The problem with the palatal interpretation of the 'vigilant' initials is that it clashes with the fact that Grade III is nonpalatal. Maybe nonpalatals became palatal in the dialect(s) transcribed in Tibetan.

6. Sanskrit transcription

Sanskrit v- is transcribed with Tangut ph- and b- as well as v-. If Tangut had w- instead of v-, b- would be an understandable approximation of v-. But what about ph-?

I suspect that the b- and ph-transcriptions reflect Sanskrit borrowed through Chinese. Late Old Chinese and Early Middle Chinese did not have *v-, so Sanskrit v- was transcribed as *b- which later became *ph- in the Chinese dialect known to the Tangut.

Part of the variation may be in the Sanskrit itself, as Sanskrit v "is often confounded and interchanged with the labial consonant b" (Monier-Williams 1899: 910).

In any case, Tangut-internal variation (v-ariation?) may cloud our picture of the Class II initial(s?).
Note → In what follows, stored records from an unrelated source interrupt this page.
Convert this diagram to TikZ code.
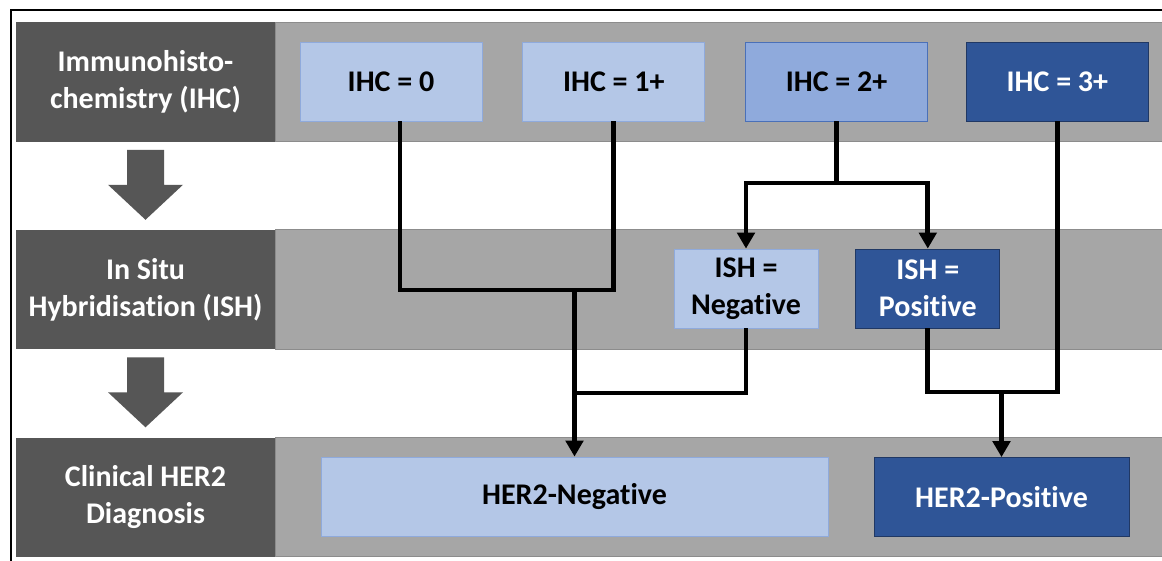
\documentclass[tikz,border=0pt]{standalone}
\usepackage{fontspec}
\setmainfont{Carlito}[Ligatures=NoCommon]
\usetikzlibrary{positioning,arrows.meta,backgrounds}

\definecolor{labelgrey}{HTML}{565656}
\definecolor{bandgrey}{HTML}{A6A6A6}
\definecolor{bandline}{HTML}{8C8C8C}
\definecolor{lightblue}{HTML}{B4C7E7}
\definecolor{lightline}{HTML}{8FAADC}
\definecolor{midblue}{HTML}{8FAADC}
\definecolor{midline}{HTML}{4A70B8}
\definecolor{darkblue}{HTML}{2F5597}
\definecolor{darkline}{HTML}{203864}

\tikzset{
  boxtext/.style={font=\bfseries\fontsize{22.5}{28}\selectfont, align=center, inner sep=0pt},
  rowlabel/.style={boxtext, fill=labelgrey, text=white, minimum width=194.25pt, minimum height=89.25pt},
  lightbox/.style={boxtext, fill=lightblue, draw=lightline, line width=0.6pt},
  midbox/.style={boxtext, fill=midblue, draw=midline, line width=0.6pt},
  darkbox/.style={boxtext, fill=darkblue, draw=darkline, text=white, line width=0.6pt},
  ihcbox/.style={minimum width=136.5pt, minimum height=59.25pt},
  ishbox/.style={minimum width=108pt, minimum height=59.25pt},
  band/.style={fill=bandgrey, draw=bandline, line width=0.6pt},
  stagearrow/.style={fill=labelgrey},
  link/.style={line width=3.5pt, black},
  flow/.style={link, -{Triangle[width=13pt,length=12pt]}},
}

\begin{document}
\begin{tikzpicture}[x=0.75pt, y=-0.75pt]
  \useasboundingbox (0,0) rectangle (1162,560);

  % row labels
  \node[rowlabel] (lbl1) at (145.5,82) {Immunohisto-\\chemistry (IHC)};
  \node[rowlabel, below=66pt of lbl1] (lbl2) {In Situ\\Hybridisation (ISH)};
  \node[rowlabel, below=66pt of lbl2] (lbl3) {Clinical HER2\\Diagnosis};

  % IHC scores
  \node[lightbox, ihcbox] (ihc0) at (391,81.5) {IHC = 0};
  \node[lightbox, ihcbox, right=30pt of ihc0] (ihc1) {IHC = 1+};
  \node[midbox, ihcbox, right=30pt of ihc1] (ihc2) {IHC = 2+};
  \node[darkbox, ihcbox, right=28.5pt of ihc2] (ihc3) {IHC = 3+};

  % ISH results
  \node[lightbox, ishbox] (ishneg) at (746,288.5) {ISH =\\Negative};
  \node[darkbox, ishbox, right=27.75pt of ishneg] (ishpos) {ISH =\\Positive};

  % diagnosis
  \node[lightbox, minimum width=380.25pt, minimum height=59.25pt] (her2neg) at (574.5,496.5) {HER2-Negative};
  \node[darkbox, minimum width=191.25pt, minimum height=59.25pt] (her2pos) at (1001.5,497) {HER2-Positive};

  \begin{scope}[on background layer]
    \fill[white] (0,0) rectangle (1162,560);
    \foreach \r in {lbl1,lbl2,lbl3}
      \draw[band] (\r.north east) rectangle (\r.south east -| 1175,0);
  \end{scope}

  % stage arrows
  \foreach \a/\b in {lbl1/lbl2, lbl2/lbl3}
    \fill[stagearrow] ([xshift=-13.875pt,yshift=-6pt]\a.south) -- ++(0,-26.25pt) -- ++(-14.25pt,0)
      -- ++(28.125pt,-26.25pt) -- ++(28.125pt,26.25pt) -- ++(-14.25pt,0) -- ++(0,26.25pt) -- cycle;

  % outer frame
  \draw[line width=1.5pt] (1175,10.5) -- (10.5,10.5) -- (10.5,575);

  % connectors
  \coordinate (jneg) at (her2neg.north |- 0,290);
  \coordinate (jneg2) at (her2neg.north |- 0,393);
  \coordinate (jsplit) at (ihc2.south |- 0,183);
  \coordinate (jpos) at (her2pos.north |- 0,392);

  \draw[link] ([xshift=6.75pt]ihc0.south) |- (jneg) -| (ihc1.south);
  \draw[link] (ishneg.south) |- (jneg2);
  \draw[flow] (jneg) -- (her2neg.north);
  \draw[link] (ihc2.south) -- (jsplit);
  \draw[flow] (jsplit) -| (ishneg.north);
  \draw[flow] (jsplit) -| (ishpos.north);
  \draw[link] (ishpos.south) |- (jpos -| ihc3.south) -- (ihc3.south);
  \draw[flow] (jpos) -- (her2pos.north);
\end{tikzpicture}
\end{document}
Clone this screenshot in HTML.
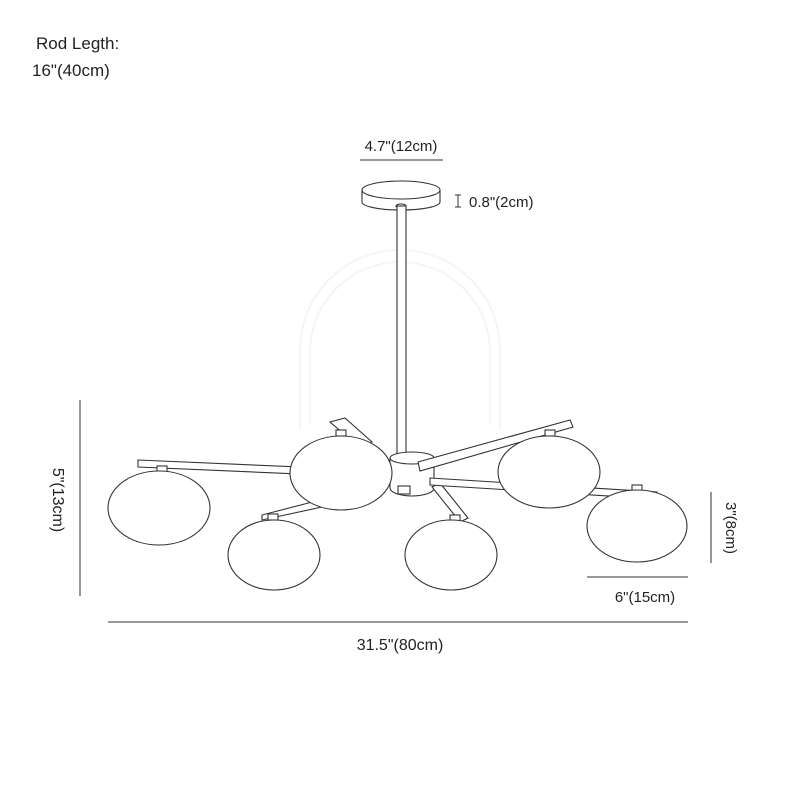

*There is no consensus on the number of Class II initials. Sofronov (1968 II: 69-70) identified five fanqie chains for Class II initials on the basis of the surviving two-thirds of the Tangraphic Sea. It is possible that further chains may be in the lost 'rising' tone volume. In any case, it is possible to reconstruct up to five different Class II initials, assuming that each fanqie chain has a unique initial. Nishida (1964: 84) reconstructed four Class II initials (f- v- ɱv- w-) whereas I only reconstruct v-. The focus of this post is on the phonetic quality of v-, not on the number of Class II initials. I should argue against reconstructing multiple Class II initials elsewhere.